Mais cette implication n’est pas sans ambiguïtés. En 2016, lors des Rencontres maçonniques de Douala, le GODF avait déjà installé des loges en Centrafrique, suscitant des critiques sur une forme de néocolonialisme culturel . Aujourd’hui, reconnaître une obédience camerounaise alignée sur des intérêts politiques locaux risquerait d’enfoncer le pays dans une opacité propice aux manipulations électorales.
Franc-maçonnerie ou secte ? Le danger de l’opacité
Derrière les discours sur la « revitalisation » se cachent des enjeux de pouvoir. Au Cameroun, où la corruption et les inégalités gangrènent la société, une obédience maçonnique infiltrée par l’élite pourrait devenir un outil de contrôle social. Les critiques dénoncent une « maçonnerie des palais », loin des idéaux de transparence et de fraternité.
L’histoire récente du continent montre les dérives possibles : au Gabon ou au Congo, des loges ont servi de relais à des régimes autoritaires, facilitant réseaux d’influence et arrangements occultes.

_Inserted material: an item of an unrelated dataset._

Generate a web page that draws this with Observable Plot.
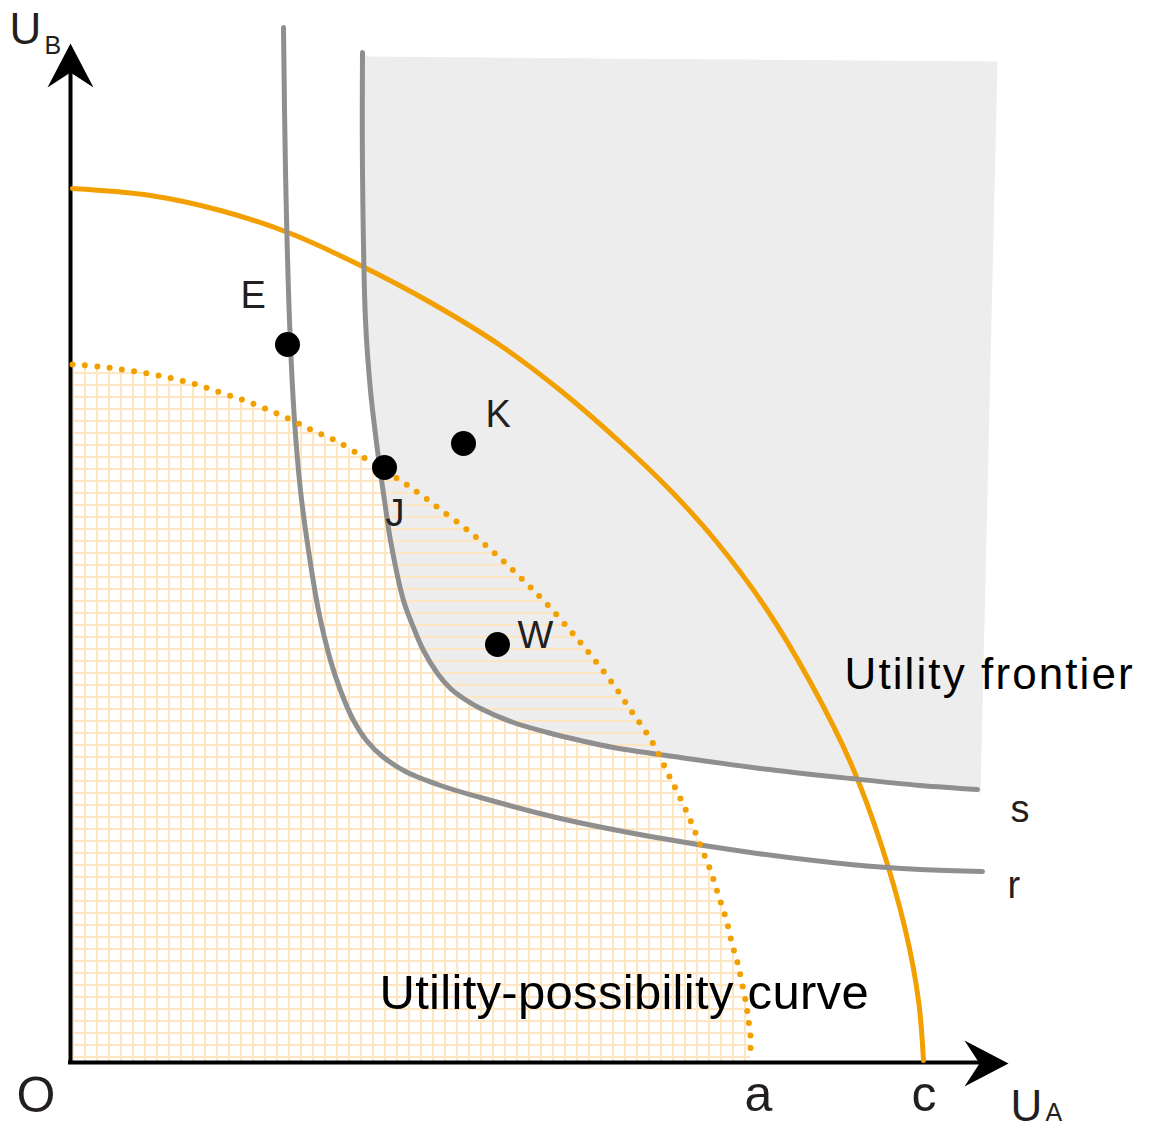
<!DOCTYPE html>
<html>
<head>
<meta charset="utf-8">
<script src="https://cdn.jsdelivr.net/npm/d3@7"></script>
<script src="https://cdn.jsdelivr.net/npm/@observablehq/plot@0.6"></script>
<style>
  html, body { margin: 0; padding: 0; background: #fff; }
  #chart svg { display: block; }
</style>
</head>
<body>
<div id="chart"></div>
<script>
// Utility units measured from the origin O (UA to the right, UB upward)
const utilityFrontier = [
  [3,874],[81,867],[151,852],[221,829],[291,797],[361,760],[431,717],[491,672],
  [551,620],[601,572],[646,522],[696,455],[741,380],[781,300],[811,220],[836,132],
  [849,62],[854,2]
];
const possibilityCurve = [
  [3,698],[29,696],[53,693],[78,689],[103,684],[127,678],[151,670],[175,662],
  [198,653],[221,643],[243,632],[266,622],[288,609],[299,602],[331,582],[351,568],
  [371,553],[401,530],[431,504],[456,480],[474,462],[499,434],[515,415],[531,395],
  [546,375],[560,354],[574,334],[587,313],[598,290],[609,268],[621,242],[631,217],
  [641,192],[649,167],[657,142],[663,117],[668,100],[673,77],[677,57],[679,42],
  [681,27],[681,12]
];
const indifferenceR = [
  [214,1035],[216,892],[220,742],[225,642],[231,572],[239,512],[249,452],[261,402],
  [271,372],[283,344],[297,322],[313,306],[336,291],[371,277],[411,265],[491,244],
  [581,226],[681,210],[781,198],[851,193],[913,191]
];
const indifferenceS = [
  [293,1010],[293,892],[296,742],[301,672],[308,612],[315,562],[321,522],[334,462],
  [344,435],[354,412],[368,389],[381,374],[394,364],[411,354],[444,340],[478,330],
  [511,322],[544,315],[611,305],[691,294],[781,284],[851,277],[908,273]
];
// corners of the shaded region beyond curve s
const shadedCorners = [[296,1006],[928,1001],[911,268]];
// allocation points
const pointNames = ["E", "J", "K", "W"];
const pointValues = [[218,718],[315,595],[394,619],[428,418]];
const pointLabelPos = [[171,755],[316,537],[416,636],[448,415]];
// curve names
const curveNames = ["s", "r"];
const curveLabelPos = [[941,241],[938,165]];
// axis ends
const axisYEnd = 995, axisXEnd = 915;
const arrowTips = [{x: 1, y: 1019, rot: 0}, {x: 939, y: -1, rot: 90}];
// axis labels
const axisMainLabels = [{t: "U", x: -60, y: 1019}, {t: "U", x: 941, y: -58}];
const axisSubLabels = [{t: "B", x: -25, y: 1009}, {t: "A", x: 976, y: -58}];
const originLabel = [{t: "O", x: -53, y: -49}];
const tickLabels = [{t: "a", x: 675, y: -48}, {t: "c", x: 842, y: -48}];
const regionLabels = [
  {t: "Utility frontier", x: 775, y: 374, size: 44},
  {t: "Utility-possibility curve", x: 310, y: 54, size: 49}
];

const pts = pointNames.map((n, i) => ({name: n, x: pointValues[i][0], y: pointValues[i][1], lx: pointLabelPos[i][0], ly: pointLabelPos[i][1]}));
const curveLbl = curveNames.map((n, i) => ({name: n, x: curveLabelPos[i][0], y: curveLabelPos[i][1]}));
const shadedPolygon = shadedCorners.concat(indifferenceS.slice().reverse());

const arrowHead = {
  draw(ctx) {
    ctx.moveTo(0, 0);
    ctx.lineTo(23, 44);
    ctx.lineTo(0, 29);
    ctx.lineTo(-23, 44);
    ctx.closePath();
  }
};

const ORANGE = "#f29f00";
const GRAY = "#8f8f8f";
const INK = "#231f20";
const FONT = "'Liberation Sans', Arial, Helvetica, sans-serif";

const X = d => d[0], Y = d => d[1];

const chart = Plot.plot({
  width: 1152,
  height: 1130,
  marginLeft: 69,
  marginRight: 0,
  marginTop: 0,
  marginBottom: 68,
  x: {domain: [0, 1083], axis: null},
  y: {domain: [0, 1062], axis: null},
  style: {background: "white", overflow: "visible", fontFamily: FONT},
  marks: [
    Plot.areaY(possibilityCurve, {x: X, y1: 0, y2: Y, fill: "url(#gridHatch)", curve: "catmull-rom"}),
    Plot.line(shadedPolygon, {x: X, y: Y, fill: "#ededed", stroke: "none", curve: "linear"}),
    Plot.areaY(possibilityCurve, {x: X, y1: 0, y2: Y, fill: "url(#rowHatch)", curve: "catmull-rom"}),
    Plot.ruleX([1], {y1: 0, y2: axisYEnd, stroke: "black", strokeWidth: 4}),
    Plot.ruleY([0], {x1: -1, x2: axisXEnd, stroke: "black", strokeWidth: 4}),
    Plot.line(utilityFrontier, {x: X, y: Y, stroke: ORANGE, strokeWidth: 5, curve: "catmull-rom"}),
    Plot.line(indifferenceR, {x: X, y: Y, stroke: GRAY, strokeWidth: 5, curve: "catmull-rom"}),
    Plot.line(indifferenceS, {x: X, y: Y, stroke: GRAY, strokeWidth: 5, curve: "catmull-rom"}),
    Plot.line(possibilityCurve, {x: X, y: Y, stroke: ORANGE, strokeWidth: 6, strokeLinecap: "round", strokeDasharray: "0 12.4", curve: "catmull-rom"}),
    Plot.dot(pts, {x: "x", y: "y", r: 12.5, fill: "black", stroke: "none"}),
    Plot.dot(arrowTips, {x: "x", y: "y", symbol: arrowHead, rotate: "rot", fill: "black", stroke: "none", r: 10}),
    Plot.text(pts, {x: "lx", y: "ly", text: "name", fontSize: 38, fill: INK, textAnchor: "start", lineAnchor: "bottom"}),
    Plot.text(curveLbl, {x: "x", y: "y", text: "name", fontSize: 38, fill: INK, textAnchor: "start", lineAnchor: "bottom"}),
    Plot.text(axisMainLabels, {x: "x", y: "y", text: "t", fontSize: 44, fill: INK, textAnchor: "start", lineAnchor: "bottom"}),
    Plot.text(axisSubLabels, {x: "x", y: "y", text: "t", fontSize: 25, fill: INK, textAnchor: "start", lineAnchor: "bottom"}),
    Plot.text(originLabel, {x: "x", y: "y", text: "t", fontSize: 50, fill: INK, textAnchor: "start", lineAnchor: "bottom"}),
    Plot.text(tickLabels, {x: "x", y: "y", text: "t", fontSize: 50, fill: INK, textAnchor: "start", lineAnchor: "bottom"}),
    Plot.text(regionLabels, {x: "x", y: "y", text: "t", fontSize: d => d.size, fill: "black", textAnchor: "start", lineAnchor: "bottom"})
  ]
});

// hatch patterns
const defs = d3.select(chart).insert("defs", ":first-child");
const grid = defs.append("pattern").attr("id", "gridHatch").attr("patternUnits", "userSpaceOnUse")
  .attr("x", 0).attr("y", 0).attr("width", 12).attr("height", 12);
grid.append("rect").attr("width", 12).attr("height", 12).attr("fill", "white");
grid.append("path").attr("d", "M0 1H12M1 0V12").attr("stroke", "#fde6c1").attr("stroke-width", 2).attr("fill", "none");
const rows = defs.append("pattern").attr("id", "rowHatch").attr("patternUnits", "userSpaceOnUse")
  .attr("x", 0).attr("y", 0).attr("width", 12).attr("height", 12);
rows.append("path").attr("d", "M0 1H12").attr("stroke", "#fde6c1").attr("stroke-width", 2).attr("fill", "none");

// letter spacing of the region labels
d3.select(chart).selectAll("text").filter(function() { return this.textContent === "Utility frontier"; })
  .attr("letter-spacing", 2.1);
d3.select(chart).selectAll("text").filter(function() { return this.textContent === "Utility-possibility curve"; })
  .attr("letter-spacing", 0.3);

document.getElementById("chart").appendChild(chart);
</script>
</body>
</html>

Au Cameroun, où la crise anglophone a déjà fait plus de 6 000 morts depuis 2017, l’émergence d’une structure maçonnique divisée pourrait attiser les tensions identitaires, notamment dans les régions anglophones marginalisées.
L’urgence de la vigilance
Alors que le GODF s’apprête à trancher, la question centrale reste : à qui profite cette nouvelle obédience ? Si ses promoteurs invoquent un retour aux sources humanistes, le contexte électoral et les fractures internes laissent craindre une instrumentalisation du pouvoir spirituel à des fins temporelles.
Dans un pays où la démocratie vacille et où les libertés se restreignent, la franc-maçonnerie ne doit pas devenir le paravent d’une oligarchie. Il est temps que les « frères » camerounais choisissent leur camp : celui de l’opacité complice ou celui de la lumière démocratique.
Verdict en juin. En attendant, la « Lumière du Cameroun » brille d’un éclat trouble, rappelant que les sociétés secrètes, même bien intentionnées, peuvent se muer en sectes dévastatrices quand le pouvoir l’emporte sur les principes.